What you are asked to do.
Search the records that follow and extract every line containing the string "this".

Dataset entries.
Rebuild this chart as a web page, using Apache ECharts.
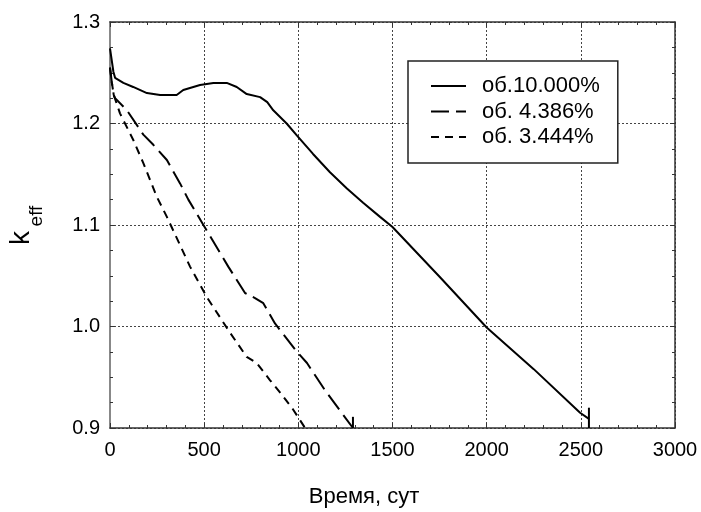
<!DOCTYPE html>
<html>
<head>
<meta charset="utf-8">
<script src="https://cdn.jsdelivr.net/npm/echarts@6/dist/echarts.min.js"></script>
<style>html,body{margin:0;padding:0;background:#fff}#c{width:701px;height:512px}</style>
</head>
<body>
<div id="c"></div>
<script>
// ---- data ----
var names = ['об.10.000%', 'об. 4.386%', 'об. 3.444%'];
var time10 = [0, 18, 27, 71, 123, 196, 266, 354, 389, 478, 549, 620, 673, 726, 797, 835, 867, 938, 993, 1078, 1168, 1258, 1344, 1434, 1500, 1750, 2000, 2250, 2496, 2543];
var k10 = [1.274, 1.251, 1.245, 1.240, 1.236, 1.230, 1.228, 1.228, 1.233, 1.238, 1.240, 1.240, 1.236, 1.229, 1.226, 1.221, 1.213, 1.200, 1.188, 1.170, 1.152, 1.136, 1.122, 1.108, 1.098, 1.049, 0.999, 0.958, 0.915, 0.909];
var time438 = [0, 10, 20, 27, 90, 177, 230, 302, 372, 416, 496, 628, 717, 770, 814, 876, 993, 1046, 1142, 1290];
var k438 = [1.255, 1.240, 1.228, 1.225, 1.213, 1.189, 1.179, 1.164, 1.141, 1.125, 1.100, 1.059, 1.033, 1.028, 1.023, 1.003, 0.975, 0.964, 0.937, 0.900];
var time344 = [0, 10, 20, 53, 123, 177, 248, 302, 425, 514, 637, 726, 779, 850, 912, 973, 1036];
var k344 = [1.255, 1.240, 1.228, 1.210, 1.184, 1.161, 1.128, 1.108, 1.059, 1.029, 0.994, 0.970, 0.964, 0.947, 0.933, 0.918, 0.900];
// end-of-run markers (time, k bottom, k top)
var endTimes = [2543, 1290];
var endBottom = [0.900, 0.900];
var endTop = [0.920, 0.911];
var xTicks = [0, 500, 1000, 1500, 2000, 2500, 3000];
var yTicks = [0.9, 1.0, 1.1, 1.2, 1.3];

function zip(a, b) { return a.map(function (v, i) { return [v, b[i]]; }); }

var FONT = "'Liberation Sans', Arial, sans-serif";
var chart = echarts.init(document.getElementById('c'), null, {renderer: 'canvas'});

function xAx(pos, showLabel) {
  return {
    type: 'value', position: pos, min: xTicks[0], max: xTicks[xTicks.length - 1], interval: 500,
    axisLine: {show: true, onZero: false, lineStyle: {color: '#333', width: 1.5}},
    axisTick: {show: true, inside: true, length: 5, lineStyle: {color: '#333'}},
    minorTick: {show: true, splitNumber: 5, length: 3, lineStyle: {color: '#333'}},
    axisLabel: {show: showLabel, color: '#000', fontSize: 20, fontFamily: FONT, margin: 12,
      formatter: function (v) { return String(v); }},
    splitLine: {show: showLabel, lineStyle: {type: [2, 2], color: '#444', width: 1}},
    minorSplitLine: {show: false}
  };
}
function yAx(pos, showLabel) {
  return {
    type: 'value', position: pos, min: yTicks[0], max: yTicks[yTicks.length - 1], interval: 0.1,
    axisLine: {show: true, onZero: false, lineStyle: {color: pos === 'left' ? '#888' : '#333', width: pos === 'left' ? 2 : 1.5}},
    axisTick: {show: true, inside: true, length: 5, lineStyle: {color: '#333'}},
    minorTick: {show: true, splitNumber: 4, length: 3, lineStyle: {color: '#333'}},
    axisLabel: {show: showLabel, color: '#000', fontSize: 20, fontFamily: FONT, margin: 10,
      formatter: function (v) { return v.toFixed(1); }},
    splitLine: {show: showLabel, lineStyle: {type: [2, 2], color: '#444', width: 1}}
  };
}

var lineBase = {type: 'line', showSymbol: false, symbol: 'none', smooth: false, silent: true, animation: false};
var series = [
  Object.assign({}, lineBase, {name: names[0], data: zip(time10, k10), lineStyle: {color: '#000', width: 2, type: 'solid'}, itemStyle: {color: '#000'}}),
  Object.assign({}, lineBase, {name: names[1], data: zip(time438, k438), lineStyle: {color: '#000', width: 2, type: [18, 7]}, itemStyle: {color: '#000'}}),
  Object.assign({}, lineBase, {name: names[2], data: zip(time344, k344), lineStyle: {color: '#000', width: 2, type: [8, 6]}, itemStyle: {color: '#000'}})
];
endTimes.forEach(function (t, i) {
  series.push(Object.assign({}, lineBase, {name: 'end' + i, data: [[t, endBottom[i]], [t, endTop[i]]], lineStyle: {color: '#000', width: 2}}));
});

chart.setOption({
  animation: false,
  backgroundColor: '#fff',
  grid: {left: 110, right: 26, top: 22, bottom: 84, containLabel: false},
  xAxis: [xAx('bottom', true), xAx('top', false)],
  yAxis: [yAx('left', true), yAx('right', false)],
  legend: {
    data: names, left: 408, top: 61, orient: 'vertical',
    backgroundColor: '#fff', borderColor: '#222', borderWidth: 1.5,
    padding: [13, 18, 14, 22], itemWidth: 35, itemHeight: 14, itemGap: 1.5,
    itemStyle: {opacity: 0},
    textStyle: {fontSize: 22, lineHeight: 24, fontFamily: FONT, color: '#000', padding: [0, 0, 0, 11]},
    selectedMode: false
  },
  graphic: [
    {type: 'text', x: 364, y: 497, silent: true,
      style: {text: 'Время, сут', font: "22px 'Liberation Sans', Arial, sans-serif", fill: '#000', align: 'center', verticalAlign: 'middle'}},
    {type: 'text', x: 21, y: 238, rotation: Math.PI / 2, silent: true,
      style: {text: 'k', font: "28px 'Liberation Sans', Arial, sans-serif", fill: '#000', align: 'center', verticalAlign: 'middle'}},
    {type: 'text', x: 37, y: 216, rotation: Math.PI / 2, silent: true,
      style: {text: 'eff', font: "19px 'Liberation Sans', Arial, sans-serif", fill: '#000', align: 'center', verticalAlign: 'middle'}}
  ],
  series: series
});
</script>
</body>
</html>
...
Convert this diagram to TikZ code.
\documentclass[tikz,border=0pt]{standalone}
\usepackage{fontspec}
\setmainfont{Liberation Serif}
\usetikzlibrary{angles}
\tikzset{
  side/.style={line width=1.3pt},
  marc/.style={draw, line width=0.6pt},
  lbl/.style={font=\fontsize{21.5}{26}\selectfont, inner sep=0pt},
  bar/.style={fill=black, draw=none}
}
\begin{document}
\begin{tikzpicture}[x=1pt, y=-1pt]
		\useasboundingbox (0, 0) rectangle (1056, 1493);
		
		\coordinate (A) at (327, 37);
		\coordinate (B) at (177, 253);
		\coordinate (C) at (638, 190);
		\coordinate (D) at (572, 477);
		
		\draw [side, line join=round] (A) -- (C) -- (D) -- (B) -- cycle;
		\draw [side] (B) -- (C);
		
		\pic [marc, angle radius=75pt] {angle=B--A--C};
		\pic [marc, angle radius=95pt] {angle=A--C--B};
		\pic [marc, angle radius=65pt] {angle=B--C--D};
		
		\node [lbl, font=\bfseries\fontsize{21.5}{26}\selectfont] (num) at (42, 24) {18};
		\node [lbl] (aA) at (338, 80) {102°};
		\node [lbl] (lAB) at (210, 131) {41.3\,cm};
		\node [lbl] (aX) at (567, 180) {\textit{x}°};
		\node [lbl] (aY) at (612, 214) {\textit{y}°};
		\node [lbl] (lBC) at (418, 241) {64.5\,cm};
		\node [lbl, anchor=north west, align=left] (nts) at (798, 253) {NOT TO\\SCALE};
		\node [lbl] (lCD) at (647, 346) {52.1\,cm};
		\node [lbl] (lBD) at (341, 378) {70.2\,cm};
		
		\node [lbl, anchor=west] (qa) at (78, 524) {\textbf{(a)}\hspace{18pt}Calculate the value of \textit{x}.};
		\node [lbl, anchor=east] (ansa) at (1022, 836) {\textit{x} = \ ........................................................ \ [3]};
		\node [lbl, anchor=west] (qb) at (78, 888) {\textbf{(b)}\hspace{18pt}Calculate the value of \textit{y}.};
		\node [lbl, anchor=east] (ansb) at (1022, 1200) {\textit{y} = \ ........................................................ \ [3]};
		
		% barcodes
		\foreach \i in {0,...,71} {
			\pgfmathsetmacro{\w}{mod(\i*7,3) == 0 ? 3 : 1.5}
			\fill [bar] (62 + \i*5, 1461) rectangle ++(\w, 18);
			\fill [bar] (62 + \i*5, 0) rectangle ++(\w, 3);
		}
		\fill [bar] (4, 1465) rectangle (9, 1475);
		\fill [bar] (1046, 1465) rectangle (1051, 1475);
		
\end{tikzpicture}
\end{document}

Reply to the exercise.
Rebuild this chart as a web page, using Apache ECharts.
Convert this diagram to TikZ code.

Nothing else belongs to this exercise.